5. Council Summit to decide if “sufficient progress” has been made
UKTiE has seen a draft of the Council’s conclusions from the meeting later this week, which welcomes the progress made on citizen’s rights and the Irish border but notes that the UK has not given a firm and concrete commitment as regards the financial settlement. They will not approve moving on to the second phase during this Council session, but hope to do so in the next one in December and in that vein, invite EU negotiators to start internal preparatory discussions.
6. Germany and France setting a tougher stance
Germany and France have pushed to include a reference to the jurisdiction of the European Court of Justice in the Council’s conclusion as a reminder to London that the first phase of Brexit negotiations is nowhere near completed and that the divorce terms are not settled.

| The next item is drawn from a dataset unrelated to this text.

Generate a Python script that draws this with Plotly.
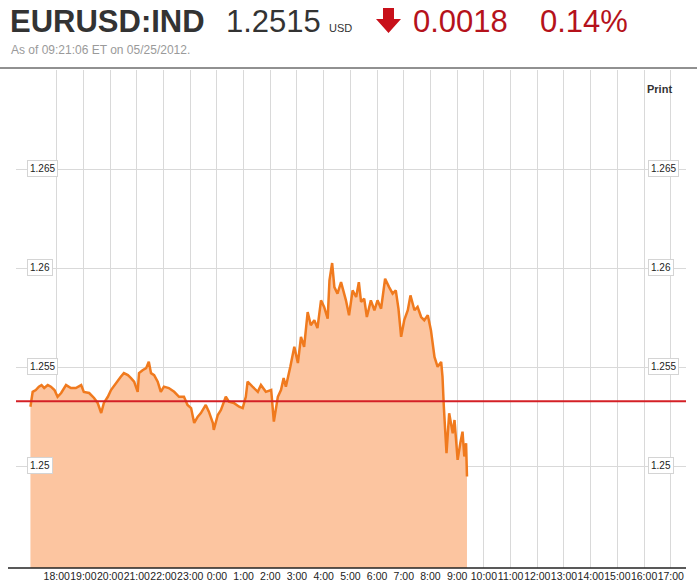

PM May was there in person to encourage Chancellor Merkel to end the stand-off. She will also be in Brussels this week to meet with Mr Barnier and Mr Juncker ahead of the summit.
7. Chris Grayling believes membership of EASA will continue
Transport Secretary, Chris Grayling spoke to Andrew Marr over the weekend about the implications of a “no deal” scenario. Mr Grayling said he does not believe there is the remotest danger that planes stop flying. In response to that Mr Marr asked if that meant the UK would stay part of EASA to which Mr Grayling replied that he would expect that at the end of the negotiations. Mr Marr expressed surprise as that comes under the purview of the European Court of Justice. Mr Grayling replied “Well, it doesn’t really. There isn’t a judicial part of this, it’s a cooperative arrangement. It has countries inside the European Union and countries outside the European Union who participate in it and work together to look after our airline safety. And that’s going to carry on come what may.” See the full transcript here.
8. UKTiE has also put together the latest timetable for Brexit. We will keep this up to date as the process develops:
- 29 March 2017 – A50 triggered
- 5 April 2017 – European Parliament adopted Brexit guidelines
- 22 May 2017 – Brexit negotiating directives approved by Council
- 19 June 2017 – Negotiations formally began
- 19-20 October 2017 – European Council to review progress of negotiations
- 28 November 2017 – UKTiE Annual Forum
- 14-15 December 2017 – European Council to review progress of negotiations
- TBC – UKTiE & Norton Rose Fulbright Summit: Customs arrangements after Brexit.
- 30 September 2018 – Date by which EU’s chief Brexit negotiator, Michel Barnier, wants to conclude the terms of Britain’s exit from the Union.
- 30 March 2019 – Britain formally exits the EU, following ratification of Brexit by all other member states and the European Parliament.